De Vereniging Surinaams Bedrijfsleven (VSB), heeft zich altijd ingezet om een duidelijke boodschap te brengen naar het bedrijfsleven. Zo heeft de VSB ook een oproep aan het Surinaams bedrijfsleven gedaan om met name de restaurants met gesloten ruimtes en open terrassen op een voor hen gepaste manier te ondersteunen.

“Wij verwijzen hierbij ook naar een voorbeeld van enkele bedrijven die nu al waardebonnen afnemen bij verschillende restaurants, ten behoeve van hun personeel. Belangrijk om te weten is, dat als en indien u uw personeel tegemoet komt en de horeca steunt, kunt u dit opbrengen als bedrijfskosten, met de verreken mogelijkheden in fiscale sfeer”, aldus de VSB. De horeca gaat sinds vorig jaar gebukt onder de gevolgen van de covid-pandemie. “Ik kan natuurlijk over mijn cijfers vanuit ‘t Vat praten. We hebben het dan over een pakweg 70 procent drop in onze omzetten ten opzichte van 2019. Hierbij komt ook kijken dat met de unificatie, het verlies groter is.

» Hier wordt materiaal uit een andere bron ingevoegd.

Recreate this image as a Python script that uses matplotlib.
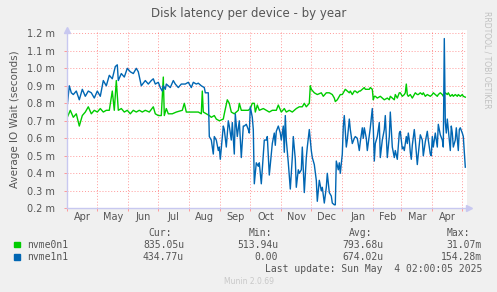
import matplotlib
matplotlib.use("Agg")
import matplotlib.pyplot as plt
from matplotlib.ticker import FixedLocator, FuncFormatter

# days since Apr 1 2024, values in milliseconds
blue_days = [0, 2, 4, 6, 9, 12, 15, 18, 21, 24, 27, 30, 33, 36, 39, 42, 45, 48, 50, 51, 54, 57, 60,
             63, 66, 69, 71, 74, 78, 81, 84, 86, 88, 91, 93, 95, 96, 98, 99, 103, 106, 108, 111, 114,
             118, 121, 124, 126, 129, 131, 134, 137, 138, 141, 142, 144, 146, 147, 149, 151, 152, 153,
             156, 157, 159, 161, 162, 164, 165, 167, 168, 170, 172, 174, 176, 177, 179, 181, 182, 183,
             185, 186, 187, 189, 191, 192, 194, 196, 197, 199, 200, 202, 204, 205, 207, 208, 209, 211,
             213, 214, 216, 217, 218, 219, 221, 223, 225, 226, 228, 229, 231, 232, 234, 235, 237, 239,
             240, 242, 244, 245, 247, 249, 250, 252, 254, 255, 257, 259, 260, 262, 264, 265, 267, 268,
             269, 271, 272, 273, 275, 276, 277, 279, 280, 282, 283, 285, 287, 288, 290, 292, 293, 295,
             296, 297, 299, 300, 302, 303, 305, 306, 307, 308, 310, 312, 313, 315, 317, 318, 320, 322,
             323, 325, 327, 328, 330, 332, 333, 335, 336, 337, 339, 340, 341, 342, 343, 344, 345, 347,
             348, 350, 351, 353, 355, 356, 358, 360, 361, 363, 364, 365, 366, 368, 370, 371, 373, 375,
             376, 377, 378, 379, 380, 381, 383, 384, 385, 386, 388, 389, 391, 392, 393, 395, 396, 397,
             398]
blue_vals = [0.79, 0.90, 0.86, 0.85, 0.87, 0.82, 0.88, 0.84, 0.87, 0.86, 0.83, 0.87, 0.84, 0.93, 0.90,
             0.96, 0.94, 1.01, 1.02, 0.93, 0.97, 0.95, 1.00,
             0.98, 0.97, 1.00, 0.98, 0.90, 0.93, 0.91, 0.93, 0.94, 0.91, 0.92, 0.89, 0.87, 0.90, 0.88,
             0.91, 0.89, 0.93, 0.91, 0.89, 0.91, 0.91, 0.92, 0.89, 0.92, 0.91,
             0.915, 0.90, 0.89, 0.86, 0.86, 0.61, 0.59, 0.51, 0.61, 0.59, 0.53, 0.55, 0.48, 0.67, 0.65,
             0.55, 0.70, 0.67, 0.59, 0.69, 0.51, 0.74, 0.61, 0.70, 0.49, 0.67, 0.67, 0.68, 0.65, 0.63,
             0.78, 0.72, 0.65, 0.34, 0.46, 0.44, 0.46, 0.34, 0.51, 0.59,
             0.59, 0.61, 0.39, 0.51, 0.57, 0.63, 0.56, 0.64, 0.67, 0.63, 0.59, 0.67, 0.52, 0.73, 0.59,
             0.46, 0.31, 0.49, 0.61, 0.48, 0.32, 0.42, 0.40, 0.42, 0.55, 0.29, 0.49, 0.55, 0.65, 0.53,
             0.49, 0.45, 0.36, 0.24, 0.36, 0.30, 0.32, 0.23, 0.32, 0.40, 0.29, 0.27, 0.23, 0.22, 0.22,
             0.47, 0.42, 0.46, 0.40, 0.51, 0.67, 0.73, 0.55, 0.59, 0.71, 0.65, 0.57, 0.60, 0.61, 0.60,
             0.53, 0.58, 0.66, 0.60, 0.66, 0.60, 0.53, 0.62, 0.66, 0.77, 0.66, 0.47, 0.57, 0.61, 0.69,
             0.49, 0.59, 0.65, 0.73, 0.49, 0.61, 0.75, 0.55, 0.49, 0.53, 0.48, 0.63, 0.64,
             0.54, 0.55, 0.53, 0.61, 0.57, 0.63, 0.59, 0.52, 0.48, 0.56, 0.65, 0.59, 0.45, 0.51, 0.62,
             0.59, 0.50, 0.58, 0.64, 0.59, 0.51, 0.50, 0.61, 0.55, 0.63, 0.55, 0.68, 0.62, 0.59, 0.55,
             1.17, 0.69, 0.63, 0.71, 0.65, 0.53, 0.67, 0.63, 0.55, 0.59, 0.66, 0.53, 0.65, 0.66, 0.63,
             0.61, 0.52, 0.435]

green_days = [0, 3, 6, 9, 12, 15, 18, 21, 24, 27, 30, 33, 36, 39, 42, 45, 47, 49, 51, 54, 57, 60, 63,
              66, 69, 72, 75, 78, 82, 86, 88, 91, 94, 96, 97, 99, 101, 105, 109, 115, 117, 119, 122,
              129, 131, 134, 135, 136, 139, 142, 144, 147, 149, 152, 156, 157, 160, 162, 164, 167, 169,
              171, 172, 174, 177, 181, 183, 185, 187, 188, 190, 192, 196, 199, 202, 205, 209, 211, 214,
              217, 219, 222, 225, 229, 232, 235, 237, 239, 242, 243, 244, 247, 250, 254, 256, 259, 262,
              265, 267, 268, 270, 272, 273, 275, 277, 278, 280, 282, 283, 285, 287, 288, 290, 292, 293,
              295, 297, 298, 300, 302, 303, 305, 306, 307, 308, 310, 313, 315, 317, 320, 322, 323, 327,
              328, 330, 332, 333, 335, 337, 338, 339, 340, 341, 343, 345, 346, 348, 350, 351, 353, 355,
              356, 358, 360, 363, 365, 366, 368, 370, 371, 373, 375, 376, 378, 380, 381, 383, 385, 386,
              388, 390, 391, 393, 395, 396, 398]
green_vals = [0.72, 0.76, 0.72, 0.74, 0.67, 0.73, 0.75, 0.78, 0.74, 0.76, 0.75, 0.77, 0.75, 0.76, 0.76,
              0.87, 0.76, 0.93, 0.76, 0.77, 0.75, 0.76, 0.74,
              0.76, 0.75, 0.76, 0.75, 0.76, 0.75, 0.78, 0.74, 0.73, 0.73, 0.95, 0.73, 0.77, 0.74, 0.74,
              0.75, 0.76, 0.80, 0.75, 0.75, 0.75,
              0.75, 0.74, 0.87, 0.75, 0.74, 0.73, 0.72, 0.73, 0.71, 0.70, 0.71, 0.74, 0.82, 0.80, 0.75,
              0.74, 0.75, 0.76, 0.80, 0.76, 0.76, 0.76, 0.77, 0.80, 0.80, 0.75, 0.79, 0.76, 0.77,
              0.76, 0.75, 0.76, 0.76, 0.79, 0.75, 0.77, 0.75, 0.76, 0.75, 0.77, 0.78, 0.78, 0.80, 0.78,
              0.80, 0.90, 0.88, 0.86, 0.85, 0.86, 0.84, 0.86, 0.86, 0.85,
              0.83, 0.81, 0.82, 0.84, 0.85, 0.85, 0.87, 0.88, 0.87, 0.86, 0.87, 0.85, 0.87, 0.87, 0.86,
              0.87, 0.87, 0.88, 0.89, 0.88, 0.88, 0.88, 0.89, 0.88, 0.82, 0.84, 0.84, 0.83, 0.84, 0.83,
              0.82, 0.83, 0.82, 0.84, 0.82, 0.85, 0.83, 0.86, 0.86,
              0.84, 0.85, 0.86, 0.91, 0.85, 0.84, 0.85, 0.83, 0.84, 0.86, 0.85, 0.85, 0.86, 0.85, 0.86,
              0.84, 0.85, 0.84, 0.85, 0.86, 0.85, 0.84, 0.85, 0.86, 0.85, 0.84, 0.86, 0.85, 0.86, 0.84,
              0.85, 0.84, 0.85, 0.84, 0.85, 0.84, 0.85, 0.84, 0.835]

month_starts = [0, 30, 61, 91, 122, 153, 183, 214, 244, 275, 306, 334, 365, 395]
month_names = ["Apr", "May", "Jun", "Jul", "Aug", "Sep", "Oct", "Nov", "Dec",
               "Jan", "Feb", "Mar", "Apr"]
y_ticks = [0.2, 0.3, 0.4, 0.5, 0.6, 0.7, 0.8, 0.9, 1.0, 1.1, 1.2]

series_names = ["nvme0n1", "nvme1n1"]
colors = ["#00cc00", "#0066b3"]
cur_vals = ["835.05u", "434.77u"]
min_vals = ["513.94u", "0.00"]
avg_vals = ["793.68u", "674.02u"]
max_vals = ["31.07m", "154.28m"]

W, H = 497, 292
fig = plt.figure(figsize=(W / 100, H / 100), dpi=100, facecolor="#f0f0f0")
ax = fig.add_axes([67.3 / W, (H - 208.3) / H, 399.4 / W, 178 / H])
ax.set_facecolor("white")

ax.plot(green_days, green_vals, color=colors[0], lw=1.0, zorder=3)
ax.plot(blue_days, blue_vals, color=colors[1], lw=1.0, zorder=4)

ax.set_xlim(0, 399.4)
ax.set_ylim(0.2, 1.2 + 3 / 175)

# grid
for d in month_starts:
    ax.axvline(d, color="#ff0000", alpha=0.4, lw=0.7, ls=(0, (1, 2)), zorder=1)
for v in y_ticks:
    ax.axhline(v, color="#ff0000", alpha=0.4, lw=0.7, ls=(0, (1, 2)), zorder=1)

for s in ["top", "right"]:
    ax.spines[s].set_visible(False)
for s in ["left", "bottom"]:
    ax.spines[s].set_color("#c8c8f0")
    ax.spines[s].set_linewidth(1.0)
    ax.spines[s].set_zorder(5)

ax.yaxis.set_major_locator(FixedLocator(y_ticks))
ax.yaxis.set_major_formatter(FuncFormatter(lambda v, p: "%.1f m" % v))
ax.xaxis.set_major_locator(FixedLocator(month_starts))
ax.xaxis.set_major_formatter(FuncFormatter(lambda v, p: ""))
mids = [(month_starts[i] + month_starts[i + 1]) / 2 for i in range(len(month_names))]
ax.xaxis.set_minor_locator(FixedLocator(mids))
ax.set_xticklabels(month_names, minor=True)
ax.tick_params(axis="both", which="major", length=2, color="#ff9999", width=0.7,
               labelsize=7, labelcolor="#555555", pad=2)
ax.tick_params(axis="y", which="major", pad=7)
ax.tick_params(axis="x", which="minor", length=0, labelsize=7, labelcolor="#555555", pad=3)

# axis arrows
ax.plot([0], [1.0], marker="^", color="#c8c8f0", ms=4, transform=ax.transAxes, clip_on=False, zorder=6)
ax.plot([1.006], [0.0], marker=">", color="#c8c8f0", ms=4, transform=ax.transAxes, clip_on=False, zorder=6)

ax.set_ylabel("Average IO Wait (seconds)", fontsize=7.5, color="#555555", labelpad=5)

fig.text(248.5 / W, 1 - 13 / H, "Disk latency per device - by year", ha="center", va="center",
         fontsize=8.5, color="#555555")
fig.text(487.5 / W, 1 - 60 / H, "RRDTOOL / TOBI OETIKER", rotation=270, ha="center", va="center",
         fontsize=5.5, color="#c0c0c0")

mono = "DejaVu Sans Mono"
fs = 7
tc = "#555555"
fig.text(172 / W, 1 - 233 / H, "Cur:", ha="right", va="center", family=mono, fontsize=fs, color=tc)
fig.text(272 / W, 1 - 233 / H, "Min:", ha="right", va="center", family=mono, fontsize=fs, color=tc)
fig.text(372 / W, 1 - 233 / H, "Avg:", ha="right", va="center", family=mono, fontsize=fs, color=tc)
fig.text(470 / W, 1 - 233 / H, "Max:", ha="right", va="center", family=mono, fontsize=fs, color=tc)

rows_y = [244.5, 257]
for i in range(2):
    y = 1 - rows_y[i] / H
    fig.patches.append(plt.Rectangle((14 / W, y - 2.5 / H), 5.5 / W, 5.5 / H, transform=fig.transFigure,
                                     color=colors[i], figure=fig))
    fig.text(27 / W, y, series_names[i], ha="left", va="center", family=mono, fontsize=fs, color=tc)
    fig.text(184 / W, y, cur_vals[i], ha="right", va="center", family=mono, fontsize=fs, color=tc)
    fig.text(278 / W, y, min_vals[i], ha="right", va="center", family=mono, fontsize=fs, color=tc)
    fig.text(383.5 / W, y, avg_vals[i], ha="right", va="center", family=mono, fontsize=fs, color=tc)
    fig.text(482 / W, y, max_vals[i], ha="right", va="center", family=mono, fontsize=fs, color=tc)

fig.text(482 / W, 1 - 269 / H, "Last update: Sun May  4 02:00:05 2025", ha="right", va="center",
         family=mono, fontsize=fs, color=tc)
fig.text(249 / W, 1 - 281 / H, "Munin 2.0.69", ha="center", va="center", fontsize=5.5, color="#c8c8c8")

fig.savefig("out.png", dpi=100, facecolor=fig.get_facecolor())
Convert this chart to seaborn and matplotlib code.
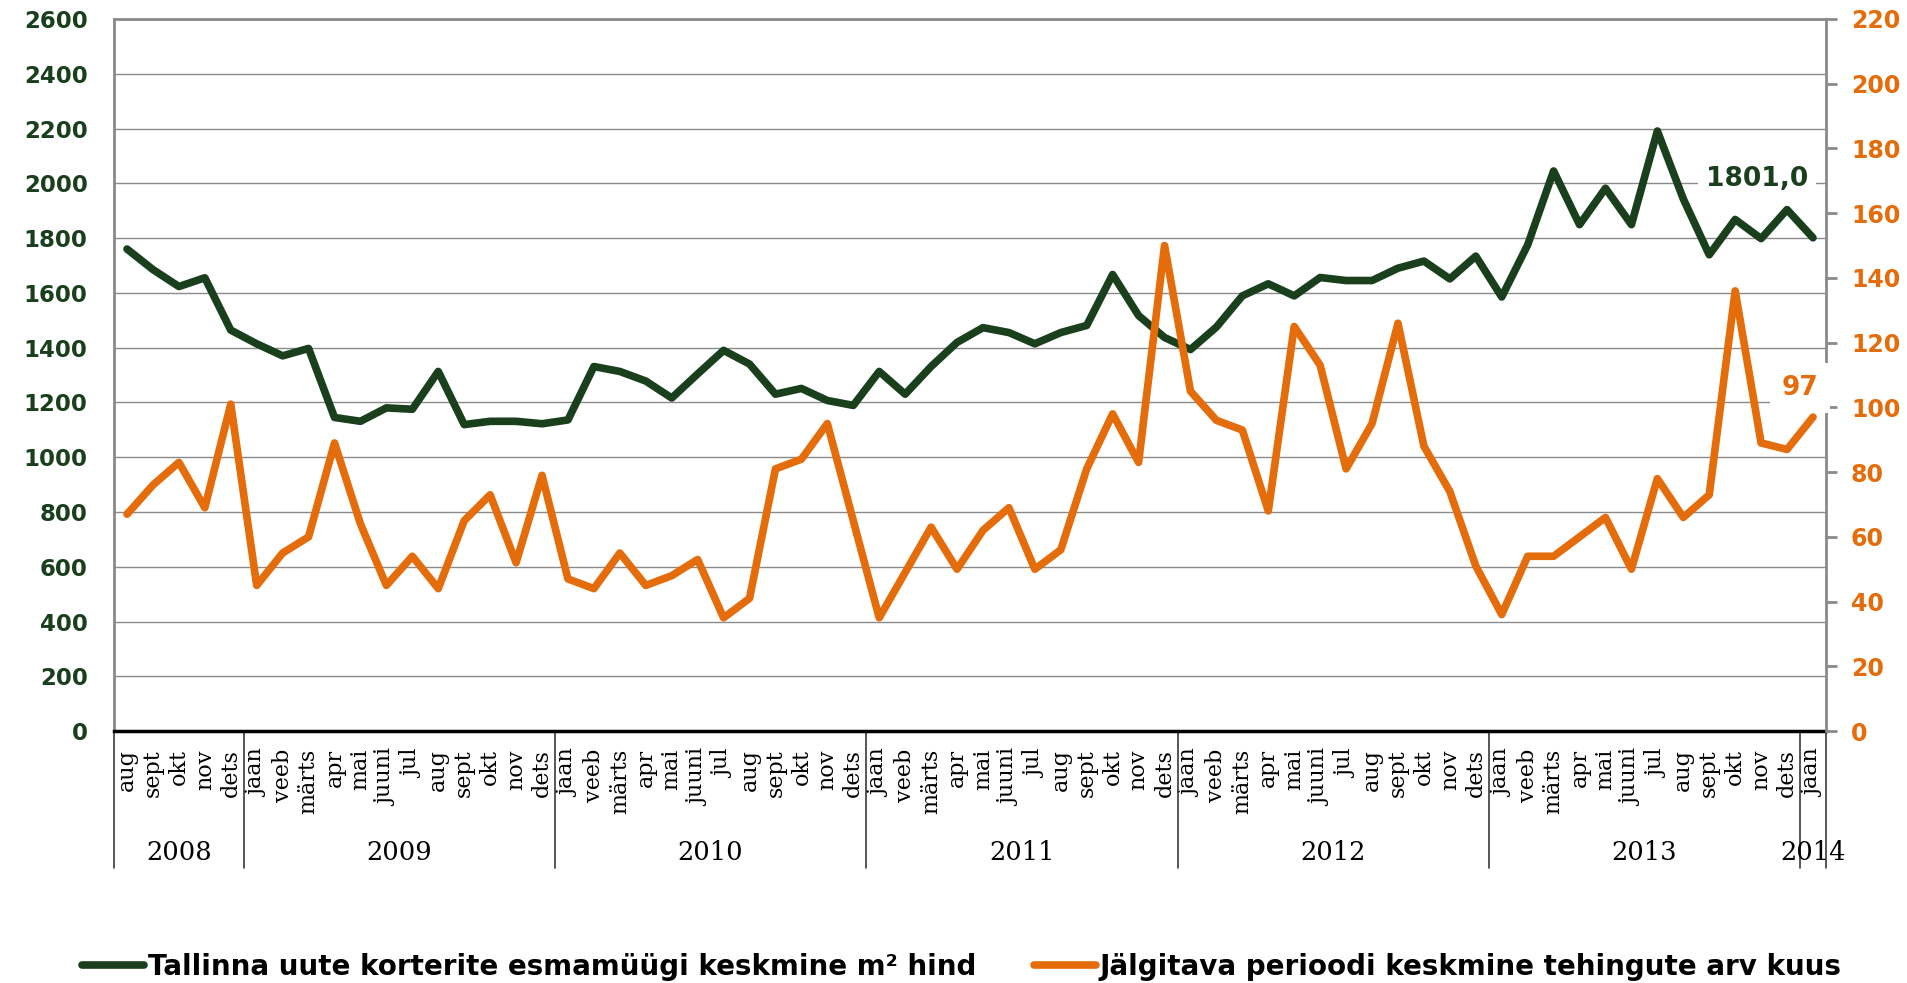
import matplotlib
matplotlib.use("Agg")
import matplotlib.pyplot as plt
import matplotlib.transforms as mtransforms
import numpy as np
import pandas as pd
import seaborn as sns

# --- data ---
years = ["2008", "2009", "2010", "2011", "2012", "2013", "2014"]
full_year = ["jaan", "veeb", "märts", "apr", "mai", "juuni",
             "jul", "aug", "sept", "okt", "nov", "dets"]
year_months = [full_year[7:], full_year, full_year, full_year,
               full_year, full_year, full_year[:1]]

# Tallinna uute korterite esmamüügi keskmine m² hind (left axis)
price = [1760, 1685, 1623, 1655, 1464,
         1414, 1370, 1397, 1145, 1131, 1180, 1175, 1313, 1119, 1131, 1131, 1122,
         1136, 1331, 1313, 1278, 1216, 1304, 1390, 1340, 1230, 1251, 1207, 1189,
         1313, 1230, 1331, 1419, 1473, 1455, 1414, 1455, 1481, 1667, 1517, 1437,
         1393, 1475, 1589, 1633, 1589, 1656, 1645, 1645, 1690, 1716, 1651, 1734,
         1585, 1775, 2045, 1849, 1982, 1849, 2191, 1943, 1739, 1868, 1798, 1904,
         1801]

# Jälgitava perioodi keskmine tehingute arv kuus (right axis)
deals = [67, 76, 83, 69, 101,
         45, 55, 60, 89, 64, 45, 54, 44, 65, 73, 52, 79,
         47, 44, 55, 45, 48, 53, 35, 41, 81, 84, 95, 65,
         35, 49, 63, 50, 62, 69, 50, 56, 81, 98, 83, 150,
         105, 96, 93, 68, 125, 113, 81, 95, 126, 88, 74, 51,
         36, 54, 54, 60, 66, 50, 78, 66, 73, 136, 89, 87,
         97]

price_label = "Tallinna uute korterite esmamüügi keskmine m² hind"
deals_label = "Jälgitava perioodi keskmine tehingute arv kuus"

GREEN = "#193f1d"
ORANGE = "#e46c0a"
GRID = "#8a8a8a"

sns.set_theme(style="white")
plt.rcParams["font.family"] = ["DejaVu Sans"]
plt.rcParams["text.color"] = "black"

months = [m for ms in year_months for m in ms]
df = pd.DataFrame({"idx": np.arange(len(months)), "price": price, "deals": deals})

fig = plt.figure(figsize=(19.07, 9.83), dpi=100)
ax = fig.add_axes([0.0598, 0.2563, 0.8977, 0.7244])
ax2 = ax.twinx()

sns.lineplot(data=df, x="idx", y="price", ax=ax, color=GREEN, linewidth=5.5,
             solid_capstyle="round", solid_joinstyle="round", legend=False)
sns.lineplot(data=df, x="idx", y="deals", ax=ax2, color=ORANGE, linewidth=5.5,
             solid_capstyle="round", solid_joinstyle="round", legend=False)

ax.set_xlim(-0.5, len(months) - 0.5)
ax.set_ylim(0, 2600)
ax2.set_ylim(0, 220)
ax.set_xlabel("")
ax.set_ylabel("")
ax2.set_ylabel("")

left_ticks = np.arange(0, 2601, 200)
right_ticks = np.arange(0, 221, 20)
ax.set_yticks(left_ticks, labels=[str(t) for t in left_ticks], fontweight="bold")
ax2.set_yticks(right_ticks, labels=[str(t) for t in right_ticks], fontweight="bold")
ax.tick_params(axis="y", labelsize=16.5, labelcolor=GREEN, length=0, pad=19)
ax2.tick_params(axis="y", labelsize=17, labelcolor=ORANGE, length=8, width=2,
                color=GRID, direction="out", pad=10)

ax.set_xticks(df["idx"], labels=months, rotation=90, fontfamily="DejaVu Serif",
              fontsize=16)
ax.tick_params(axis="x", length=0, pad=13, labelcolor="black")

ax.yaxis.grid(True, color=GRID, linewidth=1)
ax.xaxis.grid(False)
ax.set_axisbelow(True)

for name in ["top", "left"]:
    ax.spines[name].set_color(GRID)
    ax.spines[name].set_linewidth(2)
ax.spines["right"].set_visible(False)
ax.spines["bottom"].set_color("black")
ax.spines["bottom"].set_linewidth(2.5)
for name in ["top", "left", "bottom"]:
    ax2.spines[name].set_visible(False)
ax2.spines["right"].set_color(GRID)
ax2.spines["right"].set_linewidth(2)

# year separators and year labels below the month labels
trans = mtransforms.blended_transform_factory(ax.transData, ax.transAxes)
bounds = np.cumsum([0] + [len(m) for m in year_months]) - 0.5
for b in bounds:
    ax.plot([b, b], [0, -0.192], transform=trans, color="#3a3a3a", lw=1.2,
            clip_on=False)
for yr, ms, start in zip(years, year_months, bounds[:-1]):
    ax.text(start + len(ms) / 2, -0.170, yr, transform=trans, ha="center",
            va="center", fontfamily="DejaVu Serif", fontsize=18.5, color="black")

# end-value labels
last = df["idx"].iloc[-1]
ax2.annotate("1801,0", xy=(last, price[-1] / 2600 * 220), xytext=(-56, 59),
             textcoords="offset pixels", ha="center", va="center", fontsize=19,
             fontweight="bold", color=GREEN, zorder=6, annotation_clip=False,
             bbox=dict(boxstyle="square,pad=0.3", fc="white", ec="none"))
ax2.annotate("97", xy=(last, deals[-1]), xytext=(-13, 29),
             textcoords="offset pixels", ha="center", va="center", fontsize=19,
             fontweight="bold", color=ORANGE, zorder=6, annotation_clip=False,
             bbox=dict(boxstyle="square,pad=0.45", fc="white", ec="none"))

h1 = ax.get_lines()[0]
h2 = ax2.get_lines()[0]
leg = fig.legend(handles=[h1, h2], labels=[price_label, deals_label], loc="center",
                 bbox_to_anchor=(0.5045, 1 - 967 / 983), ncol=2, frameon=False,
                 prop={"weight": "bold", "size": 20}, handlelength=2.2,
                 handletextpad=0.15, columnspacing=2.1)
for t in leg.get_texts():
    t.set_color("black")

fig.savefig("out.png", dpi=100, facecolor="white")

Dit is desastreus.”, zegt Robbin Roemer, voorzitter van Stichting Uitgaanscentrum Paramaribo (SUP), tegen de krant. In maart vorig jaar, tien maanden geleden, deed COVID-19 zijn intrede in Suriname. In deze tien maanden werd vooral de horecasector getroffen door de covid-maatregelen, die een beperking van de dienstverlening inhielden. De sector heeft sinds maart 2020, zeker 6 maanden alleen afhaal- en bezorgservice mogen verlenen. Het gaat hierbij om de restaurants met gesloten ruimtes en terrassen. “Als je daarover praat, dan zie je dat je ook ongeveer op een vergelijkbare daling neerkomt. Dat zal bij de één wat minder zijn geweest en de ander meer. Wij in het subgebied (bedrijven actief rond Sommelsdijkstraat, Kleine Waterstraat, Rietbergplein  en Wilhelminastraat, etc.) hebben het echt van de bezoekers. Wij hadden het nooit van enige afhaal of delivery. Als je nu 70 procent drop krijgt in opbrengsten, er geen zicht is op verbetering en er geen compensatie is, begint langzaam maar zeker het einde in zicht te raken”, zegt Roemer. Voor deze bedrijven zijn er twee zaken die de ontmoediging groter maken.

Er zijn bedrijven die zitten met lonen en overige sociale lasten van het personeel die voldaan moeten worden, wat moeilijk wordt met het niveau van het inkomen dat momenteel gerealiseerd wordt. “Ik denk ook dat het bij de meeste ondernemers grotendeels gaat om de huur en andere vaste lasten die men moet voldoen. Ook al zijn er concessies gedaan in de huur voor de ondernemers, uiteindelijk moet een deel voldaan worden, wat met de huidige inkomsten niet te dekken is. Dit zijn de belangrijkste kosten, waaraan men niet kan voldoen”, aldus Roemer.